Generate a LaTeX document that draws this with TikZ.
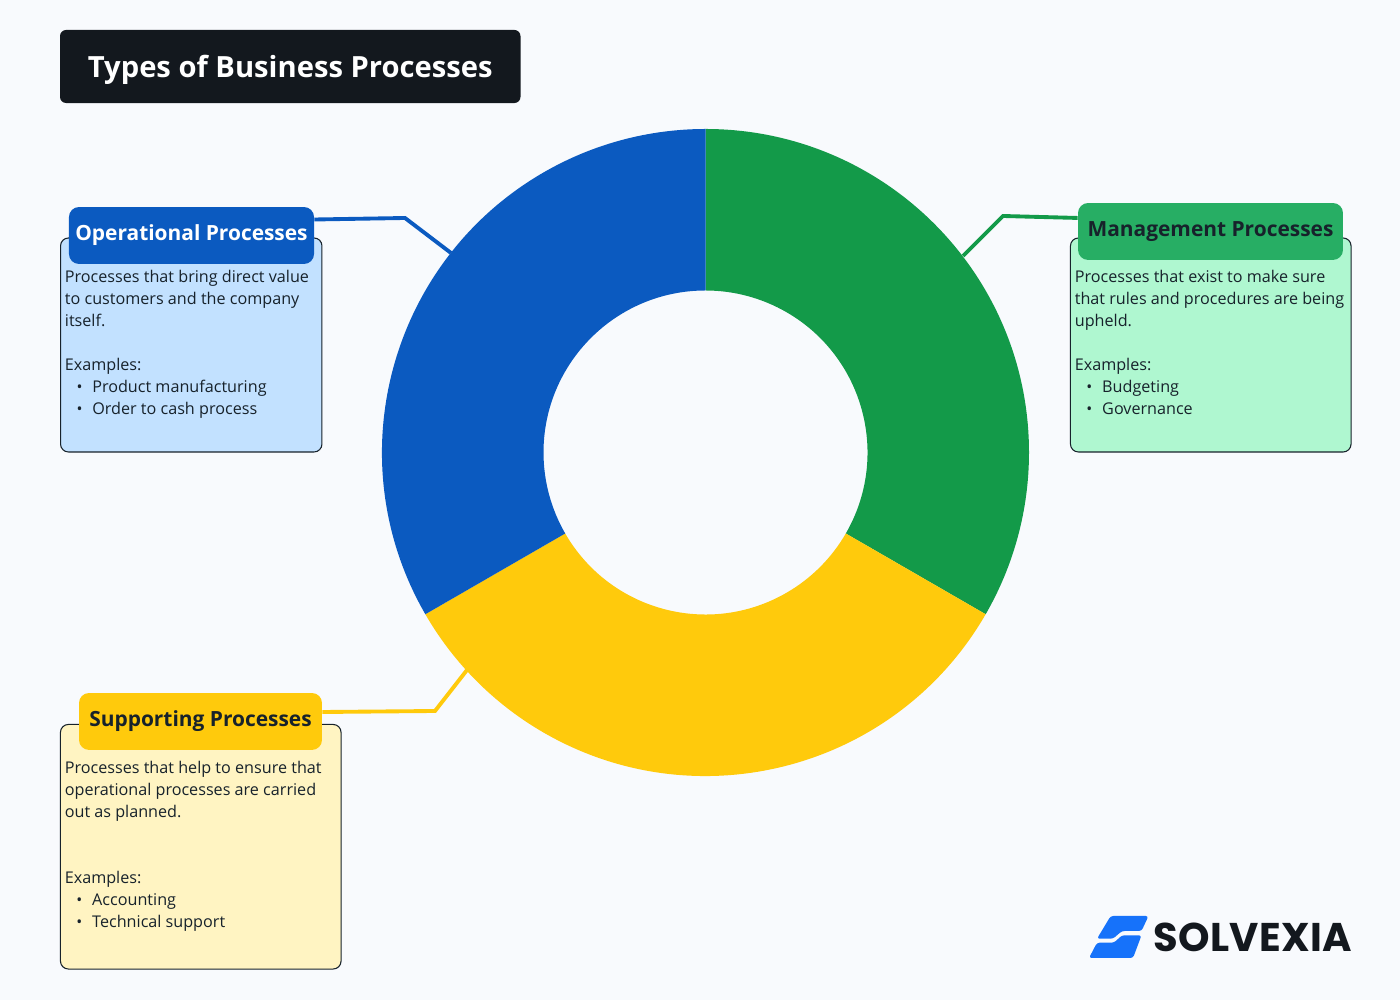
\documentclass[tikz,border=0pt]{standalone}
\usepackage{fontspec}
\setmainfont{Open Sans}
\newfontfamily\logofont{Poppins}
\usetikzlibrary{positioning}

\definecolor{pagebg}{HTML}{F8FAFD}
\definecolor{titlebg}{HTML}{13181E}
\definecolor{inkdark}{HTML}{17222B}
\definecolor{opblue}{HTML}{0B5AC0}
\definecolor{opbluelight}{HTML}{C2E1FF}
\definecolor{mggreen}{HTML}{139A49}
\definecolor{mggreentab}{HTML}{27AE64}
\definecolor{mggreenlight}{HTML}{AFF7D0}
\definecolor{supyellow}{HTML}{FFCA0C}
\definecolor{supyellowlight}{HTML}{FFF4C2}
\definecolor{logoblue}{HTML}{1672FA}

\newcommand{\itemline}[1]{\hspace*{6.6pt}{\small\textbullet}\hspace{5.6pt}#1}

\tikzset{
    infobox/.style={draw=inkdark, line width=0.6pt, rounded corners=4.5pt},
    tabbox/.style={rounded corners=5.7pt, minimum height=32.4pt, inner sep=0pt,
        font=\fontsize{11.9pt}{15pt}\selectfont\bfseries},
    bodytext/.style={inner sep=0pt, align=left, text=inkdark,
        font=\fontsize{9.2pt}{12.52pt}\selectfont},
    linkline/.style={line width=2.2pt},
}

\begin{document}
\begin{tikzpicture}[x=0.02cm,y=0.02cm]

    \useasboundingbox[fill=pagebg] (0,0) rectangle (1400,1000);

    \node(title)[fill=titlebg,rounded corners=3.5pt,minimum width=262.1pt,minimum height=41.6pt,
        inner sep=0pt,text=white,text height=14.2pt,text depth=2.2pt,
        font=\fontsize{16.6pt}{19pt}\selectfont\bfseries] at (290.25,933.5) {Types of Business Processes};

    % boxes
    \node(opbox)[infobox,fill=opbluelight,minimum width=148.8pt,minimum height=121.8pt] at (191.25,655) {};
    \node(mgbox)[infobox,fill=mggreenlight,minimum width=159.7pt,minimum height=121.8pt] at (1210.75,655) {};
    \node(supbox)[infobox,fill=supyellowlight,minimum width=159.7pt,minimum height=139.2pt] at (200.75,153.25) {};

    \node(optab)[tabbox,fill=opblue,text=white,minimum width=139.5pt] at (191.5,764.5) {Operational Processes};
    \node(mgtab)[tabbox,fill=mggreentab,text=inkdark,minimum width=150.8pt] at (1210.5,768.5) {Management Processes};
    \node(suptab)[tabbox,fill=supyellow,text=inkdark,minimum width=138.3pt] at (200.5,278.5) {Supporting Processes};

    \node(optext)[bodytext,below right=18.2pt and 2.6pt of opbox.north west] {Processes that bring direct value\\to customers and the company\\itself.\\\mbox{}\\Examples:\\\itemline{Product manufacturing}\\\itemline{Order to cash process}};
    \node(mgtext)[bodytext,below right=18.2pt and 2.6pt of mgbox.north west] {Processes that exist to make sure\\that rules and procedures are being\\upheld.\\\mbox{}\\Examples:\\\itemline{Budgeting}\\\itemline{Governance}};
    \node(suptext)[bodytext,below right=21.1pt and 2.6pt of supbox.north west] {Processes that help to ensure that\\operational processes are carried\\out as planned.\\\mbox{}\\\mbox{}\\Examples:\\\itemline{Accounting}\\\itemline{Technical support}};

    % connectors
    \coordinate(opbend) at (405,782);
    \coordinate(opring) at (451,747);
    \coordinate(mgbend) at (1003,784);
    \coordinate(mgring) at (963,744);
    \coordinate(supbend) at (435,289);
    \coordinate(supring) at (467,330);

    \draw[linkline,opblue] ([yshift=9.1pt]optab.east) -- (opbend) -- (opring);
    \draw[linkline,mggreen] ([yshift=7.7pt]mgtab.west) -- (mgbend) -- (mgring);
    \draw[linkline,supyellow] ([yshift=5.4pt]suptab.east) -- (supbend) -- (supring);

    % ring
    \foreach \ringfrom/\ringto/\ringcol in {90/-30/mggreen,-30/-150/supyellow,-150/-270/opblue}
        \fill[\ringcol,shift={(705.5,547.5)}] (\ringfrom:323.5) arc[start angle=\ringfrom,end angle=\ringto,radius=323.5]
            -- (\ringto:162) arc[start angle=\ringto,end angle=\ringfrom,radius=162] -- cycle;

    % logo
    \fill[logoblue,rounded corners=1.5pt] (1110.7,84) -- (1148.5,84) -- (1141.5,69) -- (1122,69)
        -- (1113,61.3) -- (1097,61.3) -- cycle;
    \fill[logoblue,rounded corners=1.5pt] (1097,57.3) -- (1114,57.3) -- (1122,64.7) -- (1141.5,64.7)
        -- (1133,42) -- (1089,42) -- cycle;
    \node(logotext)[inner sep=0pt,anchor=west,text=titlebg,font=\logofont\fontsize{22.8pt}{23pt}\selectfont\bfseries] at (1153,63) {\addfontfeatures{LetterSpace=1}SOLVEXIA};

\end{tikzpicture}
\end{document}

# # # # #

Pictures excluded, quote all the data above exactly.

Generate a LaTeX document that draws this with TikZ.
\documentclass[tikz,border=0pt]{standalone}
\usepackage{fontspec}
\setmainfont{Open Sans}
\newfontfamily\logofont{Poppins}
\usetikzlibrary{positioning}

\definecolor{pagebg}{HTML}{F8FAFD}
\definecolor{titlebg}{HTML}{13181E}
\definecolor{inkdark}{HTML}{17222B}
\definecolor{opblue}{HTML}{0B5AC0}
\definecolor{opbluelight}{HTML}{C2E1FF}
\definecolor{mggreen}{HTML}{139A49}
\definecolor{mggreentab}{HTML}{27AE64}
\definecolor{mggreenlight}{HTML}{AFF7D0}
\definecolor{supyellow}{HTML}{FFCA0C}
\definecolor{supyellowlight}{HTML}{FFF4C2}
\definecolor{logoblue}{HTML}{1672FA}

\newcommand{\itemline}[1]{\hspace*{6.6pt}{\small\textbullet}\hspace{5.6pt}#1}

\tikzset{
    infobox/.style={draw=inkdark, line width=0.6pt, rounded corners=4.5pt},
    tabbox/.style={rounded corners=5.7pt, minimum height=32.4pt, inner sep=0pt,
        font=\fontsize{11.9pt}{15pt}\selectfont\bfseries},
    bodytext/.style={inner sep=0pt, align=left, text=inkdark,
        font=\fontsize{9.2pt}{12.52pt}\selectfont},
    linkline/.style={line width=2.2pt},
}

\begin{document}
\begin{tikzpicture}[x=0.02cm,y=0.02cm]

    \useasboundingbox[fill=pagebg] (0,0) rectangle (1400,1000);

    \node(title)[fill=titlebg,rounded corners=3.5pt,minimum width=262.1pt,minimum height=41.6pt,
        inner sep=0pt,text=white,text height=14.2pt,text depth=2.2pt,
        font=\fontsize{16.6pt}{19pt}\selectfont\bfseries] at (290.25,933.5) {Types of Business Processes};

    % boxes
    \node(opbox)[infobox,fill=opbluelight,minimum width=148.8pt,minimum height=121.8pt] at (191.25,655) {};
    \node(mgbox)[infobox,fill=mggreenlight,minimum width=159.7pt,minimum height=121.8pt] at (1210.75,655) {};
    \node(supbox)[infobox,fill=supyellowlight,minimum width=159.7pt,minimum height=139.2pt] at (200.75,153.25) {};

    \node(optab)[tabbox,fill=opblue,text=white,minimum width=139.5pt] at (191.5,764.5) {Operational Processes};
    \node(mgtab)[tabbox,fill=mggreentab,text=inkdark,minimum width=150.8pt] at (1210.5,768.5) {Management Processes};
    \node(suptab)[tabbox,fill=supyellow,text=inkdark,minimum width=138.3pt] at (200.5,278.5) {Supporting Processes};

    \node(optext)[bodytext,below right=18.2pt and 2.6pt of opbox.north west] {Processes that bring direct value\\to customers and the company\\itself.\\\mbox{}\\Examples:\\\itemline{Product manufacturing}\\\itemline{Order to cash process}};
    \node(mgtext)[bodytext,below right=18.2pt and 2.6pt of mgbox.north west] {Processes that exist to make sure\\that rules and procedures are being\\upheld.\\\mbox{}\\Examples:\\\itemline{Budgeting}\\\itemline{Governance}};
    \node(suptext)[bodytext,below right=21.1pt and 2.6pt of supbox.north west] {Processes that help to ensure that\\operational processes are carried\\out as planned.\\\mbox{}\\\mbox{}\\Examples:\\\itemline{Accounting}\\\itemline{Technical support}};

    % connectors
    \coordinate(opbend) at (405,782);
    \coordinate(opring) at (451,747);
    \coordinate(mgbend) at (1003,784);
    \coordinate(mgring) at (963,744);
    \coordinate(supbend) at (435,289);
    \coordinate(supring) at (467,330);

    \draw[linkline,opblue] ([yshift=9.1pt]optab.east) -- (opbend) -- (opring);
    \draw[linkline,mggreen] ([yshift=7.7pt]mgtab.west) -- (mgbend) -- (mgring);
    \draw[linkline,supyellow] ([yshift=5.4pt]suptab.east) -- (supbend) -- (supring);

    % ring
    \foreach \ringfrom/\ringto/\ringcol in {90/-30/mggreen,-30/-150/supyellow,-150/-270/opblue}
        \fill[\ringcol,shift={(705.5,547.5)}] (\ringfrom:323.5) arc[start angle=\ringfrom,end angle=\ringto,radius=323.5]
            -- (\ringto:162) arc[start angle=\ringto,end angle=\ringfrom,radius=162] -- cycle;

    % logo
    \fill[logoblue,rounded corners=1.5pt] (1110.7,84) -- (1148.5,84) -- (1141.5,69) -- (1122,69)
        -- (1113,61.3) -- (1097,61.3) -- cycle;
    \fill[logoblue,rounded corners=1.5pt] (1097,57.3) -- (1114,57.3) -- (1122,64.7) -- (1141.5,64.7)
        -- (1133,42) -- (1089,42) -- cycle;
    \node(logotext)[inner sep=0pt,anchor=west,text=titlebg,font=\logofont\fontsize{22.8pt}{23pt}\selectfont\bfseries] at (1153,63) {\addfontfeatures{LetterSpace=1}SOLVEXIA};

\end{tikzpicture}
\end{document}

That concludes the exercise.